▸ **Source material**:
○ ○ ○ ○

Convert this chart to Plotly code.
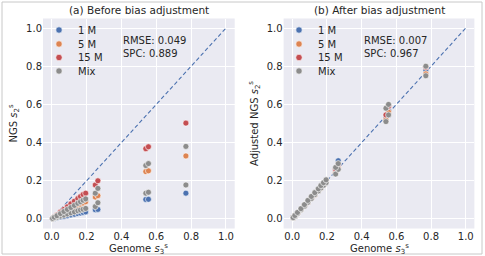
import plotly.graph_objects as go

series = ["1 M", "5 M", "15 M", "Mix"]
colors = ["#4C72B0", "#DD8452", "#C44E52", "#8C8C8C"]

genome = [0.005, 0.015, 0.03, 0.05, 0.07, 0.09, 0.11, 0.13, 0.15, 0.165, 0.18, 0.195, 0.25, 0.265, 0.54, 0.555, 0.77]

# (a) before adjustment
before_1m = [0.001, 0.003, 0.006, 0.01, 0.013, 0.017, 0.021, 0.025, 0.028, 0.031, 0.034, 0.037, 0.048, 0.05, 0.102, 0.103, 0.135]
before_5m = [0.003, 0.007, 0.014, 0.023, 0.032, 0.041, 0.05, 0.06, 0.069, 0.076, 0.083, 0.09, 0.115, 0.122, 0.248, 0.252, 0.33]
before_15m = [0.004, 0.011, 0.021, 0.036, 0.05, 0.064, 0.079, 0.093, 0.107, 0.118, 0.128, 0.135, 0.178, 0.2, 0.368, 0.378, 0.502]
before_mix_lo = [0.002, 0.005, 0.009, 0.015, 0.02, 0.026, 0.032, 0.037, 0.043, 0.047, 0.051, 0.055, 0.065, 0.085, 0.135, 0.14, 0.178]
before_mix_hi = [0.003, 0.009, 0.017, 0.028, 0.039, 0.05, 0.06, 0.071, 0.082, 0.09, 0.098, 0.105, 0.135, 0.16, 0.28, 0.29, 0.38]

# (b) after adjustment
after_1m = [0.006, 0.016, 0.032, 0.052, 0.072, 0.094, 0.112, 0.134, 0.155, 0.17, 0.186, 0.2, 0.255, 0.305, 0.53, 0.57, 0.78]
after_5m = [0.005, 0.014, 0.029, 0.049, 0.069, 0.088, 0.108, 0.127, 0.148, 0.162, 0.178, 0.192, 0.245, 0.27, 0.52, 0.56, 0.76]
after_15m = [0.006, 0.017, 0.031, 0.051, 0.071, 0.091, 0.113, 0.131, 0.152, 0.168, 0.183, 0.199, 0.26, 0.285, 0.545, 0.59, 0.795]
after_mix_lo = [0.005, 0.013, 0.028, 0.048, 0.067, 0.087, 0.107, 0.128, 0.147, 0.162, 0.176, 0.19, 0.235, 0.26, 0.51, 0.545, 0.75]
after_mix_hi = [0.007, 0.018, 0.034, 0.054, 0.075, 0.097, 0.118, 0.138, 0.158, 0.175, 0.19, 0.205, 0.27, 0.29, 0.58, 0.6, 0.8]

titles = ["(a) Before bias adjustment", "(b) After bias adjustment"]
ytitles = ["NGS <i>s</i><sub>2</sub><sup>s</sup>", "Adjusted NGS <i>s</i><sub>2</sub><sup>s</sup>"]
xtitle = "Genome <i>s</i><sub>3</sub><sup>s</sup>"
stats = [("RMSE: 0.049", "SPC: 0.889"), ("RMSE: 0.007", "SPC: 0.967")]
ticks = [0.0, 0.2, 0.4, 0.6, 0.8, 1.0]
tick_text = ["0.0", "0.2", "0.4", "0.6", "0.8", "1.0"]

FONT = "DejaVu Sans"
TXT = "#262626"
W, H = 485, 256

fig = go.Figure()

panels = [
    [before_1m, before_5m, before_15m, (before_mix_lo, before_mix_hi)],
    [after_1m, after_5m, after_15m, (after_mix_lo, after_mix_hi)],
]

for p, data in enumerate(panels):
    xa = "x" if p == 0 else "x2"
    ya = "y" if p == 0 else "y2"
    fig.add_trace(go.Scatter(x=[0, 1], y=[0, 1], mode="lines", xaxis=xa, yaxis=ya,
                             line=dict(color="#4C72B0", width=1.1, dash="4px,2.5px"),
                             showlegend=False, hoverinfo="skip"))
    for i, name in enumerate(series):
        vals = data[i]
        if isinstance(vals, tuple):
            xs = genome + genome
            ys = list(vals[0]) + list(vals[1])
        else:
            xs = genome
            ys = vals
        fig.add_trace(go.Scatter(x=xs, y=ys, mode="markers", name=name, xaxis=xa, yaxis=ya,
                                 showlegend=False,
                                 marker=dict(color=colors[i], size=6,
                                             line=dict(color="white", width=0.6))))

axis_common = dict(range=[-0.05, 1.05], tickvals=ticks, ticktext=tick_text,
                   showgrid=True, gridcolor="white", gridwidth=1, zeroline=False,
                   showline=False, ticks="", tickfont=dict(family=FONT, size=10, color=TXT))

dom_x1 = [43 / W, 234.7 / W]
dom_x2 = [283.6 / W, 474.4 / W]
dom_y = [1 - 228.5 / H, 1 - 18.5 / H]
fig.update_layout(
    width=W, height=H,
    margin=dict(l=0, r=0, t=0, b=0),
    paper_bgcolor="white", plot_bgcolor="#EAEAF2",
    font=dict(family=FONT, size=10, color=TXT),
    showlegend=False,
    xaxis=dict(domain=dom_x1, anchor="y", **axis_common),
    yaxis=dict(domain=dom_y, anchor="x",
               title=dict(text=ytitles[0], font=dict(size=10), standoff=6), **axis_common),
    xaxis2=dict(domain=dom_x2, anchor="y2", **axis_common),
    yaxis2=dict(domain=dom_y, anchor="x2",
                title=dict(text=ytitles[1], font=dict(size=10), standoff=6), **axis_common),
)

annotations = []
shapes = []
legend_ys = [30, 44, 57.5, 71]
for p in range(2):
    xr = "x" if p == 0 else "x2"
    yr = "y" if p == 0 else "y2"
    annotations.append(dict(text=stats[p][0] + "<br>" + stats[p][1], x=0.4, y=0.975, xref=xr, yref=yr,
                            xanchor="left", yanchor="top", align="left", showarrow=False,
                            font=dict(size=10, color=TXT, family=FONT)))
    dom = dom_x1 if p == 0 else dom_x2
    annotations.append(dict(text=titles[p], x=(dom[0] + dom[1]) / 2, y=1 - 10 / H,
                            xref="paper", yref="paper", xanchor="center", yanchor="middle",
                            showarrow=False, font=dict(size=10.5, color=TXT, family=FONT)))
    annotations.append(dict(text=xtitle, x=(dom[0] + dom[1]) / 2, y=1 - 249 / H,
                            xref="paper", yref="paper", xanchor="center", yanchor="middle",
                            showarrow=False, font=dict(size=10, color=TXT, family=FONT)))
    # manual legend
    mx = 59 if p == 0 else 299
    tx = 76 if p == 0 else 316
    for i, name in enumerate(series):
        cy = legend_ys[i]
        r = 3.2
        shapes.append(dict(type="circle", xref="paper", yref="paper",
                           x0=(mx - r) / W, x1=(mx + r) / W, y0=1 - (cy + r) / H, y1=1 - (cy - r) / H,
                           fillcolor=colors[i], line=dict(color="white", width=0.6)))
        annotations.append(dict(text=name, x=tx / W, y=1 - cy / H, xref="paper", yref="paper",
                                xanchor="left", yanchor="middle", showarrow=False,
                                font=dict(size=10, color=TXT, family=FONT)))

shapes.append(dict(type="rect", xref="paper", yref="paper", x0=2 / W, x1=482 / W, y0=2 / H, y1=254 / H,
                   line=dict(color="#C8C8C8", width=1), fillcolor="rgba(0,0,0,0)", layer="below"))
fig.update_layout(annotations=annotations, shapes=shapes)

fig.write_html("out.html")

○ ○ ○ ○

▸ **What is asked**:
Everything from the top line of the data down to and including the line with "0.54, 0.555, 0.77]" is to be copied, except the pictures.

▸ **The reply**:
Convert this chart to Plotly code.
import plotly.graph_objects as go

series = ["1 M", "5 M", "15 M", "Mix"]
colors = ["#4C72B0", "#DD8452", "#C44E52", "#8C8C8C"]

genome = [0.005, 0.015, 0.03, 0.05, 0.07, 0.09, 0.11, 0.13, 0.15, 0.165, 0.18, 0.195, 0.25, 0.265, 0.54, 0.555, 0.77]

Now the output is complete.